7. SSTP (Secure Socket Tunneling Protocol)

Security: High
Speed: Moderate
Description:
SSTP is a proprietary protocol developed by Microsoft that uses SSL/TLS to encrypt the connection between the client and the VPN server. It operates over port 443, which makes it useful for bypassing firewalls and network filtering, as it is commonly associated with HTTPS traffic. SSTP is highly secure, as it benefits from the robustness of SSL/TLS encryption. However, being proprietary and mainly supported by Microsoft, it is less widely supported than OpenVPN or IPSec, limiting its compatibility with some platforms.

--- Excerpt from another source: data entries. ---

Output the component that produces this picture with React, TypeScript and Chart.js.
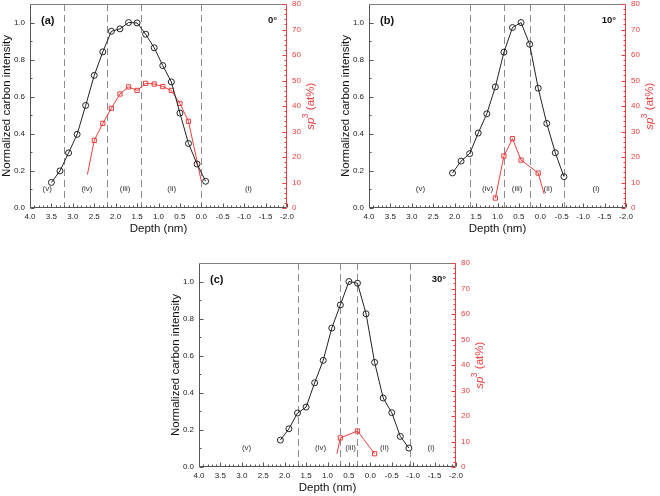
import React, { useEffect, useRef } from "react";
import { Chart, registerables } from "chart.js";

Chart.register(...registerables);

// ---------- Data ----------
// Panel (a), 0°
const depthCarbonA = [3.5, 3.3, 3.1, 2.9, 2.7, 2.5, 2.3, 2.1, 1.9, 1.7, 1.5, 1.3, 1.1, 0.9, 0.7, 0.5, 0.3, 0.1, -0.1];
const carbonA = [0.138, 0.2, 0.297, 0.397, 0.553, 0.715, 0.842, 0.953, 0.966, 1.0, 0.998, 0.937, 0.864, 0.768, 0.68, 0.512, 0.348, 0.237, 0.144];
const depthSp3A = [2.66, 2.5, 2.3, 2.1, 1.9, 1.7, 1.5, 1.3, 1.1, 0.9, 0.7, 0.5, 0.3, 0.0];
const sp3A = [13.1, 26.5, 33.2, 39.1, 44.7, 47.5, 46.1, 48.9, 48.6, 47.6, 46.1, 41.0, 34.0, 10.5];
const sp3MarkedA = [false, true, true, true, true, true, true, true, true, true, true, true, true, false];
const dividersA = [3.2, 2.2, 1.4, 0.0];
const regionPosA = [3.6, 2.67, 1.78, 0.69, -1.1];

// Panel (b), 10°
const depthCarbonB = [2.05, 1.85, 1.65, 1.45, 1.25, 1.05, 0.85, 0.65, 0.45, 0.25, 0.05, -0.15, -0.35, -0.55];
const carbonB = [0.189, 0.253, 0.293, 0.404, 0.508, 0.653, 0.84, 0.973, 1.0, 0.883, 0.646, 0.456, 0.298, 0.169];
const depthSp3B = [1.05, 0.85, 0.65, 0.45, 0.05, -0.09];
const sp3B = [3.9, 20.4, 27.2, 18.8, 13.7, 5.5];
const sp3MarkedB = [true, true, true, true, true, false];
const dividersB = [1.65, 0.85, 0.25, -0.55];
const regionPosB = [2.8, 1.23, 0.54, -0.18, -1.3];

// Panel (c), 30°
const depthCarbonC = [2.1, 1.9, 1.7, 1.5, 1.3, 1.1, 0.9, 0.7, 0.5, 0.3, 0.1, -0.1, -0.3, -0.5, -0.7, -0.9];
const carbonC = [0.145, 0.206, 0.291, 0.323, 0.454, 0.575, 0.749, 0.874, 1.0, 0.991, 0.826, 0.564, 0.372, 0.293, 0.165, 0.102];
const depthSp3C = [0.78, 0.7, 0.3, -0.1];
const sp3C = [5.2, 11.4, 14.1, 5.2];
const sp3MarkedC = [false, true, true, true];
const dividersC = [1.7, 0.7, 0.3, -0.93];
const regionPosC = [2.89, 1.16, 0.46, -0.33, -1.42];

const regionLabels = ["(v)", "(iv)", "(iii)", "(ii)", "(i)"];
const regionLabelY = 0.105;

// Axis ranges / ticks
const depthMin = -2;
const depthMax = 4;
const depthStep = 0.5;
const carbonMax = 1.1;
const carbonStep = 0.2;
const sp3Max = 80;
const sp3Step = 10;

// ---------- Styles ----------
const FONT = "'Liberation Sans', Arial, Helvetica, sans-serif";
const RED = "rgb(236,62,62)";
const BLACK = "#222";

const M = { l: 40, r: 45, t: 12, b: 34 };
const PW = 257;
const PH = 204;

const decorPlugin = {
  id: "decor",
  beforeDatasetsDraw(chart: any, _a: any, opts: any) {
    const { ctx, chartArea: a, scales } = chart;
    const x = scales.x;
    const y = scales.y;
    ctx.save();
    ctx.strokeStyle = "#8c8c8c";
    ctx.lineWidth = 1;
    ctx.setLineDash([7, 4]);
    for (const d of opts.dividers) {
      const px = Math.round(x.getPixelForValue(d)) + 0.5;
      ctx.beginPath();
      ctx.moveTo(px, a.top);
      ctx.lineTo(px, a.bottom);
      ctx.stroke();
    }
    ctx.setLineDash([]);
    ctx.fillStyle = "#333";
    ctx.font = `8px ${FONT}`;
    ctx.textAlign = "center";
    ctx.textBaseline = "middle";
    regionLabels.forEach((t, i) => {
      ctx.fillText(t, x.getPixelForValue(opts.regionPos[i]), y.getPixelForValue(regionLabelY));
    });
    ctx.restore();
  },
  afterDraw(chart: any, _a: any, opts: any) {
    const { ctx, chartArea: a, scales } = chart;
    const x = scales.x;
    const y = scales.y;
    const y2 = scales.y2;
    const L = a.left + 0.5;
    const R = a.right - 0.5;
    const T = a.top + 0.5;
    const B = a.bottom - 0.5;
    ctx.save();
    ctx.lineWidth = 1;
    // frame
    ctx.strokeStyle = "#808080";
    ctx.beginPath();
    ctx.moveTo(L, T);
    ctx.lineTo(R, T);
    ctx.stroke();
    ctx.strokeStyle = "#555";
    ctx.beginPath();
    ctx.moveTo(L, T);
    ctx.lineTo(L, B);
    ctx.lineTo(R, B);
    ctx.stroke();
    // bottom ticks
    for (let k = depthMin * 10; k <= depthMax * 10; k++) {
      const px = Math.round(x.getPixelForValue(k / 10)) + 0.5;
      const len = k % 5 === 0 ? 4 : 2;
      ctx.beginPath();
      ctx.moveTo(px, B);
      ctx.lineTo(px, B - len);
      ctx.stroke();
    }
    // left ticks
    for (let k = 0; k <= 10; k++) {
      const py = Math.round(y.getPixelForValue(k / 10)) + 0.5;
      const len = k % 2 === 0 ? 4 : 2;
      ctx.beginPath();
      ctx.moveTo(L, py);
      ctx.lineTo(L + len, py);
      ctx.stroke();
    }
    // right axis
    ctx.strokeStyle = RED;
    ctx.beginPath();
    ctx.moveTo(R, T);
    ctx.lineTo(R, B);
    ctx.stroke();
    for (let v = 0; v <= sp3Max; v += 2) {
      const py = Math.round(y2.getPixelForValue(v)) + 0.5;
      const len = v % 10 === 0 ? 4 : 2;
      ctx.beginPath();
      ctx.moveTo(R, py);
      ctx.lineTo(R - len, py);
      ctx.stroke();
    }
    // titles
    const cy = (a.top + a.bottom) / 2;
    const cx = (a.left + a.right) / 2;
    ctx.fillStyle = "#111";
    ctx.font = `11.5px ${FONT}`;
    ctx.textAlign = "center";
    ctx.textBaseline = "middle";
    ctx.fillText("Depth (nm)", cx, a.bottom + 21);
    ctx.save();
    ctx.translate(a.left - 23, cy);
    ctx.rotate(-Math.PI / 2);
    ctx.fillText("Normalized carbon intensity", 0, 0);
    ctx.restore();
    // right title: sp^3 (at%)
    ctx.save();
    ctx.translate(a.right + 24, cy);
    ctx.rotate(-Math.PI / 2);
    ctx.fillStyle = RED;
    ctx.textAlign = "left";
    ctx.textBaseline = "middle";
    const f1 = `italic 11.5px ${FONT}`;
    const f2 = `8.5px ${FONT}`;
    const f3 = `11.5px ${FONT}`;
    ctx.font = f1;
    const w1 = ctx.measureText("sp").width;
    ctx.font = f2;
    const w2 = ctx.measureText("3").width;
    ctx.font = f3;
    const w3 = ctx.measureText(" (at%)").width;
    let sx = -(w1 + w2 + w3) / 2;
    ctx.font = f1;
    ctx.fillText("sp", sx, 0);
    sx += w1 - 0.5;
    ctx.font = f2;
    ctx.fillText("3", sx, -5);
    sx += w2;
    ctx.font = f3;
    ctx.fillText(" (at%)", sx, 0);
    ctx.restore();
    // panel label & angle
    ctx.fillStyle = "#111";
    ctx.font = `bold 11px ${FONT}`;
    ctx.textAlign = "left";
    ctx.textBaseline = "middle";
    ctx.fillText(opts.panel, a.left + 11, a.top + 17);
    ctx.font = `bold 9.5px ${FONT}`;
    ctx.textAlign = "right";
    ctx.fillText(opts.angle, a.right - 10, a.top + 16);
    ctx.restore();
  },
};

type PanelProps = {
  plotLeft: number;
  plotTop: number;
  depthCarbon: number[];
  carbon: number[];
  depthSp3: number[];
  sp3: number[];
  sp3Marked: boolean[];
  dividers: number[];
  regionPos: number[];
  panel: string;
  angle: string;
};

function Panel(p: PanelProps) {
  const ref = useRef<HTMLCanvasElement>(null);
  const W = M.l + PW + M.r;
  const H = M.t + PH + M.b;
  useEffect(() => {
    const tickFont = { family: FONT, size: 8 };
    const chart = new Chart(ref.current as HTMLCanvasElement, {
      type: "line",
      data: {
        datasets: [
          {
            label: "carbon",
            data: p.depthCarbon.map((d, i) => ({ x: d, y: p.carbon[i] })),
            xAxisID: "x",
            yAxisID: "y",
            borderColor: BLACK,
            borderWidth: 1,
            pointStyle: "circle",
            pointRadius: 3,
            pointBorderColor: BLACK,
            pointBackgroundColor: "rgba(0,0,0,0)",
            pointBorderWidth: 1,
            tension: 0,
          },
          {
            label: "sp3",
            data: p.depthSp3.map((d, i) => ({ x: d, y: p.sp3[i] })),
            xAxisID: "x",
            yAxisID: "y2",
            borderColor: RED,
            borderWidth: 1,
            pointStyle: "rect",
            pointRadius: p.sp3Marked.map((m) => (m ? 3 : 0)),
            pointBorderColor: RED,
            pointBackgroundColor: "rgba(0,0,0,0)",
            pointBorderWidth: 1,
            tension: 0,
          },
        ],
      } as any,
      options: {
        responsive: false,
        animation: false,
        events: [],
        layout: { padding: { top: M.t, left: 0, right: 0, bottom: 0 } },
        plugins: {
          legend: { display: false },
          tooltip: { enabled: false },
          decor: { dividers: p.dividers, regionPos: p.regionPos, panel: p.panel, angle: p.angle },
        } as any,
        scales: {
          x: {
            type: "linear",
            reverse: true,
            min: depthMin,
            max: depthMax,
            grid: { display: false, drawTicks: false },
            border: { display: false },
            ticks: {
              stepSize: depthStep,
              autoSkip: false,
              maxRotation: 0,
              padding: 4,
              color: "#222",
              font: tickFont,
              callback: (v: any) => Number(v).toFixed(1),
            },
            afterFit: (s: any) => {
              s.height = M.b;
            },
          },
          y: {
            type: "linear",
            position: "left",
            min: 0,
            max: carbonMax,
            grid: { display: false, drawTicks: false },
            border: { display: false },
            ticks: {
              stepSize: carbonStep,
              includeBounds: false,
              padding: 5,
              color: "#222",
              font: tickFont,
              callback: (v: any) => Number(v).toFixed(1),
            },
            afterFit: (s: any) => {
              s.width = M.l;
            },
          },
          y2: {
            type: "linear",
            position: "right",
            min: 0,
            max: sp3Max,
            grid: { display: false, drawTicks: false },
            border: { display: false },
            ticks: {
              stepSize: sp3Step,
              padding: 5,
              color: RED,
              font: tickFont,
              callback: (v: any) => String(Math.round(Number(v))),
            },
            afterFit: (s: any) => {
              s.width = M.r;
            },
          },
        } as any,
      },
      plugins: [decorPlugin],
    });
    return () => chart.destroy();
  }, []);
  return (
    <canvas
      ref={ref}
      width={W}
      height={H}
      style={{ position: "absolute", left: p.plotLeft - M.l, top: p.plotTop - M.t, width: W, height: H }}
    />
  );
}

export default function App() {
  useEffect(() => {
    document.body.style.margin = "0";
  }, []);
  return (
    <div style={{ position: "relative", width: 660, height: 496, overflow: "hidden", background: "#fff" }}>
      <Panel
        plotLeft={30}
        plotTop={4}
        depthCarbon={depthCarbonA}
        carbon={carbonA}
        depthSp3={depthSp3A}
        sp3={sp3A}
        sp3Marked={sp3MarkedA}
        dividers={dividersA}
        regionPos={regionPosA}
        panel="(a)"
        angle="0°"
      />
      <Panel
        plotLeft={369}
        plotTop={4}
        depthCarbon={depthCarbonB}
        carbon={carbonB}
        depthSp3={depthSp3B}
        sp3={sp3B}
        sp3Marked={sp3MarkedB}
        dividers={dividersB}
        regionPos={regionPosB}
        panel="(b)"
        angle="10°"
      />
      <Panel
        plotLeft={199}
        plotTop={263}
        depthCarbon={depthCarbonC}
        carbon={carbonC}
        depthSp3={depthSp3C}
        sp3={sp3C}
        sp3Marked={sp3MarkedC}
        dividers={dividersC}
        regionPos={regionPosC}
        panel="(c)"
        angle="30°"
      />
    </div>
  );
}
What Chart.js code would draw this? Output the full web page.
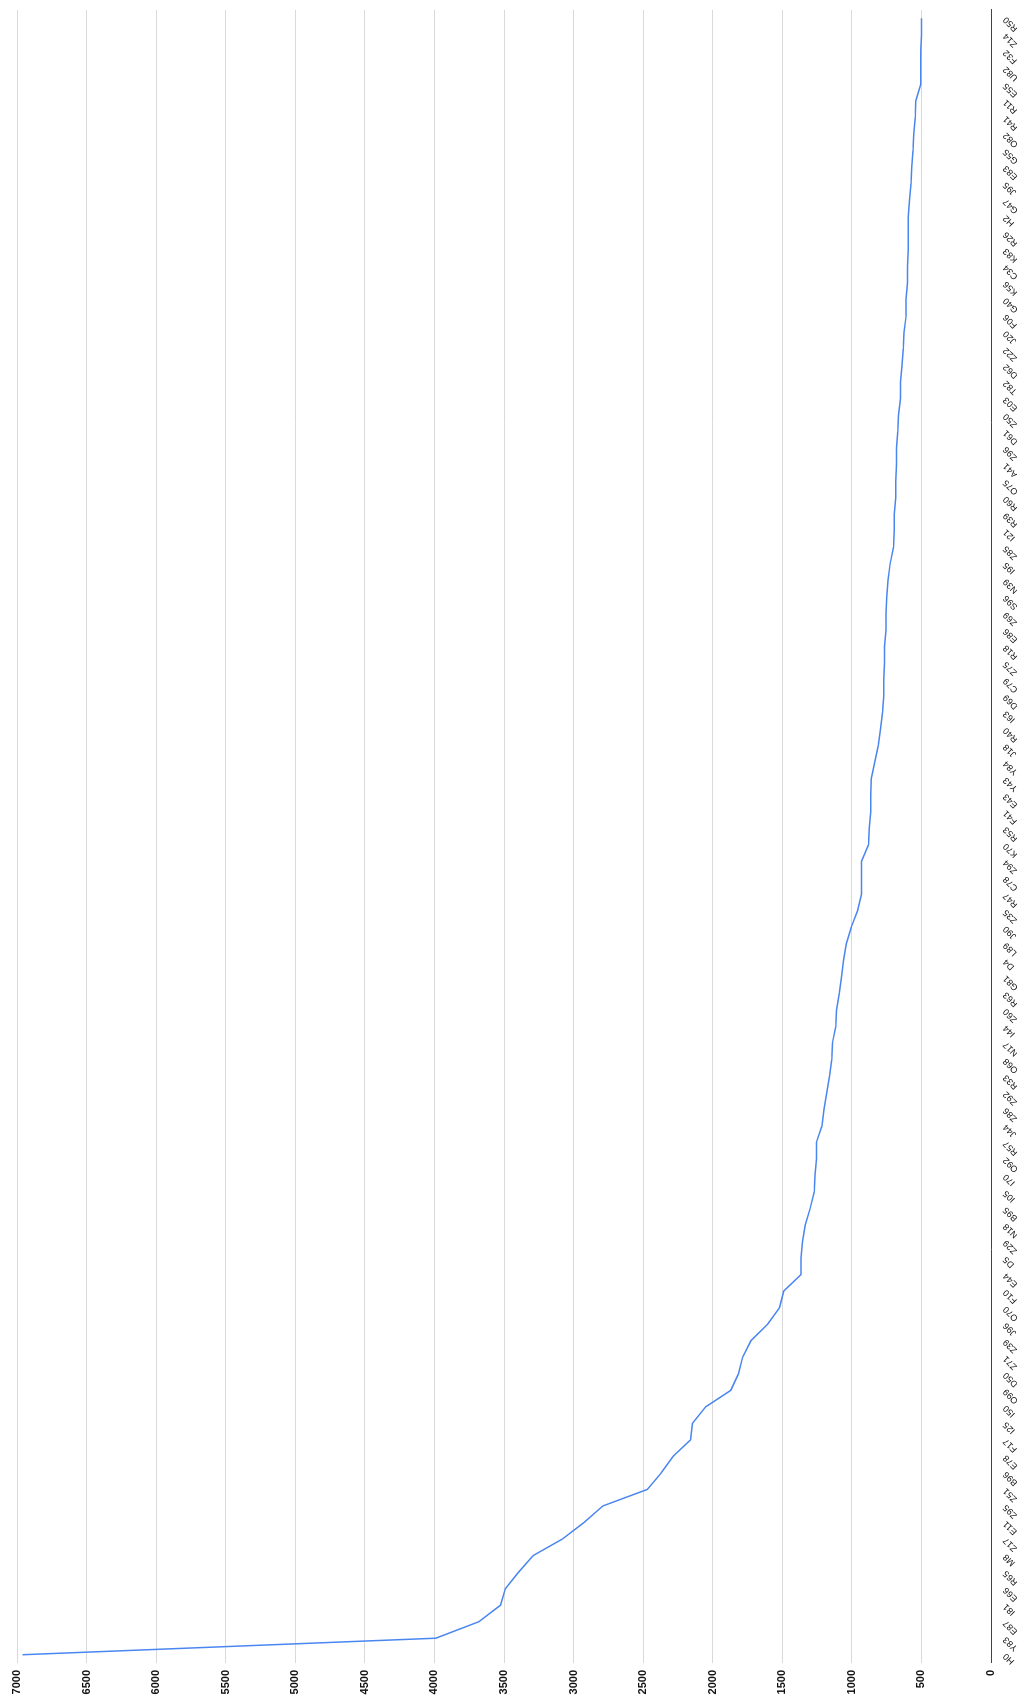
<!DOCTYPE html>
<html>
<head>
<meta charset="utf-8">
<script src="https://cdn.jsdelivr.net/npm/chart.js@4.4.0/dist/chart.umd.min.js"></script>
<style>
  html, body { margin: 0; padding: 0; background: #fff; overflow: hidden; }
  #wrap {
    position: absolute; left: 0; top: 0;
    width: 1702px; height: 1017px;
    transform-origin: 0 0;
    transform: translateY(1702px) rotate(-90deg);
  }
</style>
</head>
<body>
<div id="wrap"><canvas id="myChart" width="1702" height="1017"></canvas></div>
<script>
// categories, left to right in the unrotated chart
const codes = [
  'H0', 'Y83', 'E87', 'I81', 'E66', 'R65', 'M8', 'Z17', 'E11', 'Z95',
  'Z51', 'B96', 'E78', 'F17', 'I25', 'I50', 'O99', 'D50', 'Z71', 'Z39',
  'J96', 'O70', 'F10', 'E44', 'D5', 'Z29', 'N18', 'B95', 'I05', 'I70',
  'O92', 'R57', 'J44', 'Z86', 'Z92', 'R33', 'O68', 'N17', 'I44', 'Z60',
  'R63', 'G81', 'D4', 'L89', 'J90', 'Z35', 'R47', 'C78', 'Z94', 'K70',
  'R53', 'F41', 'E43', 'Y43', 'Y84', 'J18', 'R40', 'I63', 'D69', 'C79',
  'Z75', 'R18', 'E86', 'Z69', 'S96', 'N39', 'I95', 'Z85', 'I21', 'R39',
  'R60', 'O75', 'A41', 'Z96', 'D61', 'Z50', 'E03', 'T82', 'D62', 'Z22',
  'J20', 'F06', 'G40', 'K56', 'C34', 'K83', 'R26', 'H2', 'G47', 'J95',
  'E83', 'G55', 'O82', 'R41', 'R11', 'E55', 'U82', 'F32', 'Z14', 'R50'
];

const counts = [
  6960, 3990, 3680, 3525, 3490, 3395, 3290, 3080, 2925, 2790,
  2470, 2370, 2285, 2160, 2145, 2050, 1870, 1815, 1785, 1725,
  1605, 1520, 1490, 1365, 1365, 1355, 1335, 1300, 1270, 1265,
  1255, 1255, 1215, 1200, 1180, 1160, 1145, 1140, 1115, 1110,
  1090, 1075, 1060, 1040, 1005, 960, 930, 930, 930, 880,
  875, 865, 865, 860, 835, 810, 795, 780, 770, 770,
  765, 765, 755, 755, 750, 740, 725, 700, 695, 695,
  685, 685, 680, 680, 670, 665, 650, 650, 640, 630,
  625, 610, 610, 600, 600, 595, 595, 595, 585, 575,
  570, 560, 555, 545, 540, 505, 505, 505, 500, 500
];

const valueTicks = [0, 500, 1000, 1500, 2000, 2500, 3000, 3500, 4000, 4500, 5000, 5500, 6000, 6500, 7000];

const ctx = document.getElementById('myChart');

new Chart(ctx, {
  type: 'line',
  data: {
    labels: codes,
    datasets: [{
      data: counts,
      borderColor: '#4a86f0',
      borderWidth: 1.5,
      pointRadius: 0,
      tension: 0,
      fill: false
    }]
  },
  options: {
    responsive: false,
    animation: false,
    layout: { padding: { top: 17, right: 10, bottom: 0, left: 0 } },
    plugins: { legend: { display: false }, tooltip: { enabled: false } },
    scales: {
      x: {
        offset: true,
        grid: { display: false },
        border: { display: true, color: '#444', width: 1 },
        ticks: {
          autoSkip: false,
          minRotation: 45,
          maxRotation: 45,
          padding: 2,
          color: '#111',
          font: { family: 'Arial, "Liberation Sans"', size: 9 }
        },
        afterFit: s => { s.height = 26; }
      },
      y: {
        min: 0,
        max: 7000,
        afterBuildTicks: s => { s.ticks = valueTicks.map(v => ({ value: v })); },
        grid: { color: '#d9d9d9', drawTicks: false },
        border: { display: false },
        ticks: {
          padding: 7,
          color: '#111',
          font: { family: 'Arial, "Liberation Sans"', size: 11, weight: 'bold' },
          callback: v => String(v)
        },
        afterFit: s => { s.width = 39; }
      }
    }
  }
});
</script>
</body>
</html>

8. MPLS (Multiprotocol Label Switching)

Security: High
Speed: Fast
Description:
MPLS is a routing protocol used in corporate networks rather than for individual users. It does not operate as a traditional VPN protocol but provides an efficient and secure method of routing traffic across networks. MPLS VPNs can deliver high-speed connections with greater security and quality of service (QoS). They are used primarily in enterprise and service provider environments to create private, secure connections over public infrastructure. It's not commonly used by end users but plays a key role in large-scale corporate networking.

These VPN protocols are designed for different use cases, and each has its advantages and trade-offs in terms of security, speed, and compatibility. The choice of which protocol to use often depends on the device, operating system, and security needs of the user.